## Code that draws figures

——

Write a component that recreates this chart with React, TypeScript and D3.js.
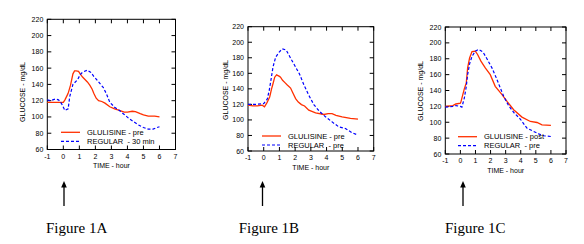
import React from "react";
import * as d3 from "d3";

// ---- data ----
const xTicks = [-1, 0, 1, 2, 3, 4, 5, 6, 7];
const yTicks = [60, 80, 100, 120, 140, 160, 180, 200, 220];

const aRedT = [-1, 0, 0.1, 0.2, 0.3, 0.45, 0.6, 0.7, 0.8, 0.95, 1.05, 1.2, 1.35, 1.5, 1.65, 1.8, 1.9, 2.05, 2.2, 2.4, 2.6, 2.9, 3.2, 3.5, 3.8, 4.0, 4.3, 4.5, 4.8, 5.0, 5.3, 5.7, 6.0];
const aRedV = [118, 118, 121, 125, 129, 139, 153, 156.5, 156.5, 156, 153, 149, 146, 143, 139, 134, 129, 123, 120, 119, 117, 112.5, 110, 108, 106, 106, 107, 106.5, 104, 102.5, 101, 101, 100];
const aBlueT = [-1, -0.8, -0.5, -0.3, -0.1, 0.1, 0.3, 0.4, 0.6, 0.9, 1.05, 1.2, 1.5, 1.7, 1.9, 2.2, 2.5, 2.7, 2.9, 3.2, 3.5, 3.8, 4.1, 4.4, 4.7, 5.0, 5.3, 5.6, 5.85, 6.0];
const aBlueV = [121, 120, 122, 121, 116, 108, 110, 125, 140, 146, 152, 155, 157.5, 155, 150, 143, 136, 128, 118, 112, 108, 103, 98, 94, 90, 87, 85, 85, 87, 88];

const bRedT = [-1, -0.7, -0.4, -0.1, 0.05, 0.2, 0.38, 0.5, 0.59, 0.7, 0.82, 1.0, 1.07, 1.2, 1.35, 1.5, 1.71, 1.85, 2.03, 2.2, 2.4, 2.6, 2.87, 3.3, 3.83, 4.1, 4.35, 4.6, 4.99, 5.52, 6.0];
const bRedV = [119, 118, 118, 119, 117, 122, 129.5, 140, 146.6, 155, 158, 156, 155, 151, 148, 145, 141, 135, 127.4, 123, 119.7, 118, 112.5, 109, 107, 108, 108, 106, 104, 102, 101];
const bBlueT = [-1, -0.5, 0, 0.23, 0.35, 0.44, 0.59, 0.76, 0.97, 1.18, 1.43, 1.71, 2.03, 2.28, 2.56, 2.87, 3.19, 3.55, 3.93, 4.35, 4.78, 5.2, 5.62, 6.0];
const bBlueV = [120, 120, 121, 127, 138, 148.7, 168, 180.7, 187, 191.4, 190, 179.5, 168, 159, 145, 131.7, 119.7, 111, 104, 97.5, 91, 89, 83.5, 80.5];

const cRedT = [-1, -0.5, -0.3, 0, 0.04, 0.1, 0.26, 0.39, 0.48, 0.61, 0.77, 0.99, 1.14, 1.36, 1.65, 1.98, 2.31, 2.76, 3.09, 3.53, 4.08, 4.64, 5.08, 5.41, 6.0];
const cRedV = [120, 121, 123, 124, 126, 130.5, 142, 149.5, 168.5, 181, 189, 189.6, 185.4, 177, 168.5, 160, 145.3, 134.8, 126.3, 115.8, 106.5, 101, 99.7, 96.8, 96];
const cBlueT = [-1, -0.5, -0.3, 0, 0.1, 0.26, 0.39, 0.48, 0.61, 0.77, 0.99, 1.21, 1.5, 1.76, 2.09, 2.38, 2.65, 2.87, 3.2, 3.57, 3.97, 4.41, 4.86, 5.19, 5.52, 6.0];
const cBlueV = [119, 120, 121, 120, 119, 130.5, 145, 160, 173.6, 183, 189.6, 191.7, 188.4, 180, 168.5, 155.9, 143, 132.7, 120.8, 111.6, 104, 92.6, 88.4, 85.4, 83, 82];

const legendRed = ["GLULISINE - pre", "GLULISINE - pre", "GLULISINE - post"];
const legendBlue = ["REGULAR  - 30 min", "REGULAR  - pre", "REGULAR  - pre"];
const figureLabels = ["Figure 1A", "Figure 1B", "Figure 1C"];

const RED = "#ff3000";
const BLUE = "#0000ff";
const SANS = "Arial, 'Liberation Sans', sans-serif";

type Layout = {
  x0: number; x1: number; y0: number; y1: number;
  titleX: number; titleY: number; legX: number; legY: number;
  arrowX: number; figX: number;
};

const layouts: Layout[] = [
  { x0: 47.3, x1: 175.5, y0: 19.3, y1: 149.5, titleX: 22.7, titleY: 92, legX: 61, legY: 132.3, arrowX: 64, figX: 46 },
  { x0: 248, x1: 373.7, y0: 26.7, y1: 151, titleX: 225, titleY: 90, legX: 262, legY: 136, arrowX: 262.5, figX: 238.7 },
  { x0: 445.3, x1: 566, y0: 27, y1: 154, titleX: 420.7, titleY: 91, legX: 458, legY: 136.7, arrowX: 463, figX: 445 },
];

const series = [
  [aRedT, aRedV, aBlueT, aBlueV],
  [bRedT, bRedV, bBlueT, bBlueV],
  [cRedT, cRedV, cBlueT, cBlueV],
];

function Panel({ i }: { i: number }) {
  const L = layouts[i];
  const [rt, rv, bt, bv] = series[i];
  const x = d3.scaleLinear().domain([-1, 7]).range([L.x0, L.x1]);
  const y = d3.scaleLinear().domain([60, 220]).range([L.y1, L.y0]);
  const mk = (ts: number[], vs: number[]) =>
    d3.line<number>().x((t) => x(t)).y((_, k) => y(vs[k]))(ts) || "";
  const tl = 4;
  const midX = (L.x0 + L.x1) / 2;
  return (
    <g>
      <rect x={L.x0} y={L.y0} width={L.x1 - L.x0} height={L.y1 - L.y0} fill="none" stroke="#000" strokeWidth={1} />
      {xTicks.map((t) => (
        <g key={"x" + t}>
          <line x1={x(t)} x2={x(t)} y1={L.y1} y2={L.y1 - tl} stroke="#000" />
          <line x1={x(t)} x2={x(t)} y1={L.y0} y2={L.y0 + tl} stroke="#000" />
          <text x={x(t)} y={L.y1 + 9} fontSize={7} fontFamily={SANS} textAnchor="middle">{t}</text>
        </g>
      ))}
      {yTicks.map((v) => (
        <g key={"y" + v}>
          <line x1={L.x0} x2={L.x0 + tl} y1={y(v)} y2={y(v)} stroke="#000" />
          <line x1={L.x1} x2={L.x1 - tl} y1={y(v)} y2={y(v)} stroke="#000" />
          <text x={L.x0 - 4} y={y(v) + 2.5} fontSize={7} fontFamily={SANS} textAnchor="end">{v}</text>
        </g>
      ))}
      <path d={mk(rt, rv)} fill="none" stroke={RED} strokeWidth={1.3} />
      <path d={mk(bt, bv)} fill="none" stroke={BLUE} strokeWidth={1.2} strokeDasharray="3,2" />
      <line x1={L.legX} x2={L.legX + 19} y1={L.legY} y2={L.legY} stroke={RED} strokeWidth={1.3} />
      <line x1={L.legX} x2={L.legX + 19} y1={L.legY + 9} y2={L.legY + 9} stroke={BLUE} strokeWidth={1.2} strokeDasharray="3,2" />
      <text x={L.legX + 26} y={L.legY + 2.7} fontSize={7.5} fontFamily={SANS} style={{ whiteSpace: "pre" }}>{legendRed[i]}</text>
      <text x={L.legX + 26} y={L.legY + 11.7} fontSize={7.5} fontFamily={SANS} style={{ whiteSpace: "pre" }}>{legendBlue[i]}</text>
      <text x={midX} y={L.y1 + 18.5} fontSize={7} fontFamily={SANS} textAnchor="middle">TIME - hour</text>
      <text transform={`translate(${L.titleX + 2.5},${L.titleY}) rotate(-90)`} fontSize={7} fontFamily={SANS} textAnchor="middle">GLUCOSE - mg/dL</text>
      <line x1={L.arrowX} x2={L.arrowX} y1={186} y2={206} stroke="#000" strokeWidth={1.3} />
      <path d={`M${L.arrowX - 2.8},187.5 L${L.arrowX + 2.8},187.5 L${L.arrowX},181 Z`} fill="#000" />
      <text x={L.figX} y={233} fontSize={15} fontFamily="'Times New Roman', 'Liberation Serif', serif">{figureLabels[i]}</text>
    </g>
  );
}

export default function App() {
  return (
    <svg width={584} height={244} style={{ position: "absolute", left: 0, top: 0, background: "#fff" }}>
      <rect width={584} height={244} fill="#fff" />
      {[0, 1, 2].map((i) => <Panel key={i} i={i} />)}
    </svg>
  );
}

——

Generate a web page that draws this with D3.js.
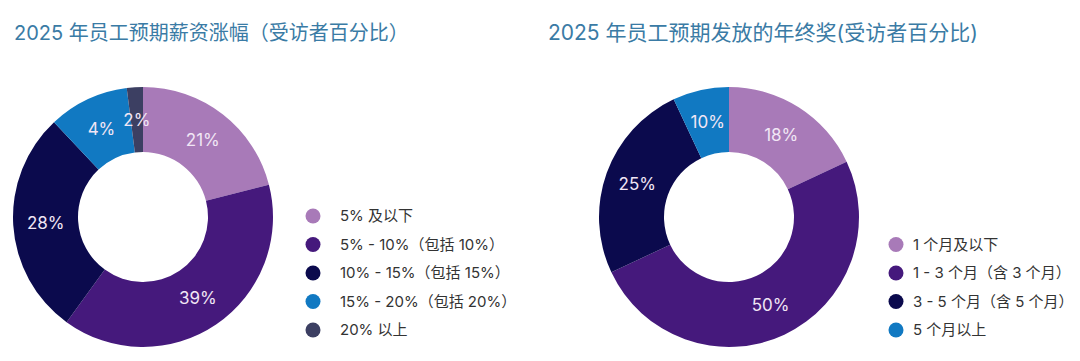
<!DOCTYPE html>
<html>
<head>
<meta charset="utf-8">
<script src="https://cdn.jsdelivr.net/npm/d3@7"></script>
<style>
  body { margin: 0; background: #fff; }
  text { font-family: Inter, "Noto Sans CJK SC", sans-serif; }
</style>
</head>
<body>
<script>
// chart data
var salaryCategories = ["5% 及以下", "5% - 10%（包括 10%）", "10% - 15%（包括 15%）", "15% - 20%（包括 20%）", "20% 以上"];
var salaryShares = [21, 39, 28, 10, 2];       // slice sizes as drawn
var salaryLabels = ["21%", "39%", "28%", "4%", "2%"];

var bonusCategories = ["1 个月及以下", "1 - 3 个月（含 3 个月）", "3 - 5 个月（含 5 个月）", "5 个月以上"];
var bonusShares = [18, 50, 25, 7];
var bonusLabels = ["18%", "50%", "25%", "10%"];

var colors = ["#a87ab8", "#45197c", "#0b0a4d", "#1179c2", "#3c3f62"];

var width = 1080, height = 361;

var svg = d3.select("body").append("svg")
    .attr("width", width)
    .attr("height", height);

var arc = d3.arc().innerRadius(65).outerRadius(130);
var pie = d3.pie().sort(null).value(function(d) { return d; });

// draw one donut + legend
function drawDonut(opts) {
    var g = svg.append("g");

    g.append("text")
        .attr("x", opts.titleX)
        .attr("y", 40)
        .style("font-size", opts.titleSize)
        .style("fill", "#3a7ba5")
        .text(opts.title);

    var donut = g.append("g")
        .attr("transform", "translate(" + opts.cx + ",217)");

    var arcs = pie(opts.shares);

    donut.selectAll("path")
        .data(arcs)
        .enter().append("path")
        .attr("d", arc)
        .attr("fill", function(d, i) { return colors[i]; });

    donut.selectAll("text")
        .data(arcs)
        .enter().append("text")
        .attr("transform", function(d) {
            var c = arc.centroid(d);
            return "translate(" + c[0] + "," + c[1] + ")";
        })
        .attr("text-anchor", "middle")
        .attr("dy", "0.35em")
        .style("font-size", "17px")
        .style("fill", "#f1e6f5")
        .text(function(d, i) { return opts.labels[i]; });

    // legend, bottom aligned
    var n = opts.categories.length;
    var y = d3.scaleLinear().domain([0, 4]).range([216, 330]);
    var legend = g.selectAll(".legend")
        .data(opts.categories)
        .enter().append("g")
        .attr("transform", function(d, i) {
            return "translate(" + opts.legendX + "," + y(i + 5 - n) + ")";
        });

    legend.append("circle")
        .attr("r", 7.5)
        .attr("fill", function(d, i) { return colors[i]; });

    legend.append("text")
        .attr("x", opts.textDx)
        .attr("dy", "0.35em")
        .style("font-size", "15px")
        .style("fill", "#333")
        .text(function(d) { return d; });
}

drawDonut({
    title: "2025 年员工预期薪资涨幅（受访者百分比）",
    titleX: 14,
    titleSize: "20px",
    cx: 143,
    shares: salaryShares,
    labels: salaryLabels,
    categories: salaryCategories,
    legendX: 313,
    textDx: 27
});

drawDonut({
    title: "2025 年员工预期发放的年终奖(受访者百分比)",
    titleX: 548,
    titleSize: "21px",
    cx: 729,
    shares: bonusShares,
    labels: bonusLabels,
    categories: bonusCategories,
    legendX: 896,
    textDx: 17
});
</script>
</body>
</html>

——

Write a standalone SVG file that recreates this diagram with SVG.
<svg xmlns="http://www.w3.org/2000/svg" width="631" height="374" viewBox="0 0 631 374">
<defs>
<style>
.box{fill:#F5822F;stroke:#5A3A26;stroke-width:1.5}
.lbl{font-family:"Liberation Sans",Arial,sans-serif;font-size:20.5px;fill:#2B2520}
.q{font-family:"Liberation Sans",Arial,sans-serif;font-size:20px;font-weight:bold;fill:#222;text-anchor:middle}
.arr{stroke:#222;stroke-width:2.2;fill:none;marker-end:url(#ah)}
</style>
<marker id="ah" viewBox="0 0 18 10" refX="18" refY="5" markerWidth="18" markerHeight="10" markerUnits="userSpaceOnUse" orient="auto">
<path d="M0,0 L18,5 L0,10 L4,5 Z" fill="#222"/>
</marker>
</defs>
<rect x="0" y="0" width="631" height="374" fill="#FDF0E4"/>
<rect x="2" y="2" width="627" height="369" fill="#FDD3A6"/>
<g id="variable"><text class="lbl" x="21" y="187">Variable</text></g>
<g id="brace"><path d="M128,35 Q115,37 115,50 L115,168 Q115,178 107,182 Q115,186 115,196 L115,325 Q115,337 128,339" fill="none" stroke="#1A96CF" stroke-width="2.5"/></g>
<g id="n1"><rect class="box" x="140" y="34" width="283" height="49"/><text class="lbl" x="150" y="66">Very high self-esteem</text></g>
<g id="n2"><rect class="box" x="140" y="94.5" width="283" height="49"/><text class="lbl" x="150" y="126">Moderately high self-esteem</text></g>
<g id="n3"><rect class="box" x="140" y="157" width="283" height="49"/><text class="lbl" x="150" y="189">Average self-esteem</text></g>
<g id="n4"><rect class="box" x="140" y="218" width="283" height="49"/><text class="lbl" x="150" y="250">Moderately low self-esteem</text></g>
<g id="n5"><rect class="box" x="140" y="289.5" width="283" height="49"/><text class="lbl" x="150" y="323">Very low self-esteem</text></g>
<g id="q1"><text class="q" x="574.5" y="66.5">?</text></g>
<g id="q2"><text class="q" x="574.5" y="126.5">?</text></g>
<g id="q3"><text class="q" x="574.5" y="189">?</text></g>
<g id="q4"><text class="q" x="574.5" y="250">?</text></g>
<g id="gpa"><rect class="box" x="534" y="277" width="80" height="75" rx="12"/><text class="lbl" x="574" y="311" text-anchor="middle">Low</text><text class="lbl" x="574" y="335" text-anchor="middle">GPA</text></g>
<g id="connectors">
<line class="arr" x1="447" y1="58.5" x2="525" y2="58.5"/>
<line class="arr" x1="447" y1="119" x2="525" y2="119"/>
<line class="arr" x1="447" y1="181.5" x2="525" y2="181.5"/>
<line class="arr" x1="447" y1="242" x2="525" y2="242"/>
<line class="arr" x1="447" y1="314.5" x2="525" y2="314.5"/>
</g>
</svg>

——

## Given exercise
From the line containing "Write a component" to the line containing "180, 200, 220];", both lines included, give the text again exactly, without any pictures.

## Answer to the exercise
Write a component that recreates this chart with React, TypeScript and D3.js.
import React from "react";
import * as d3 from "d3";

// ---- data ----
const xTicks = [-1, 0, 1, 2, 3, 4, 5, 6, 7];
const yTicks = [60, 80, 100, 120, 140, 160, 180, 200, 220];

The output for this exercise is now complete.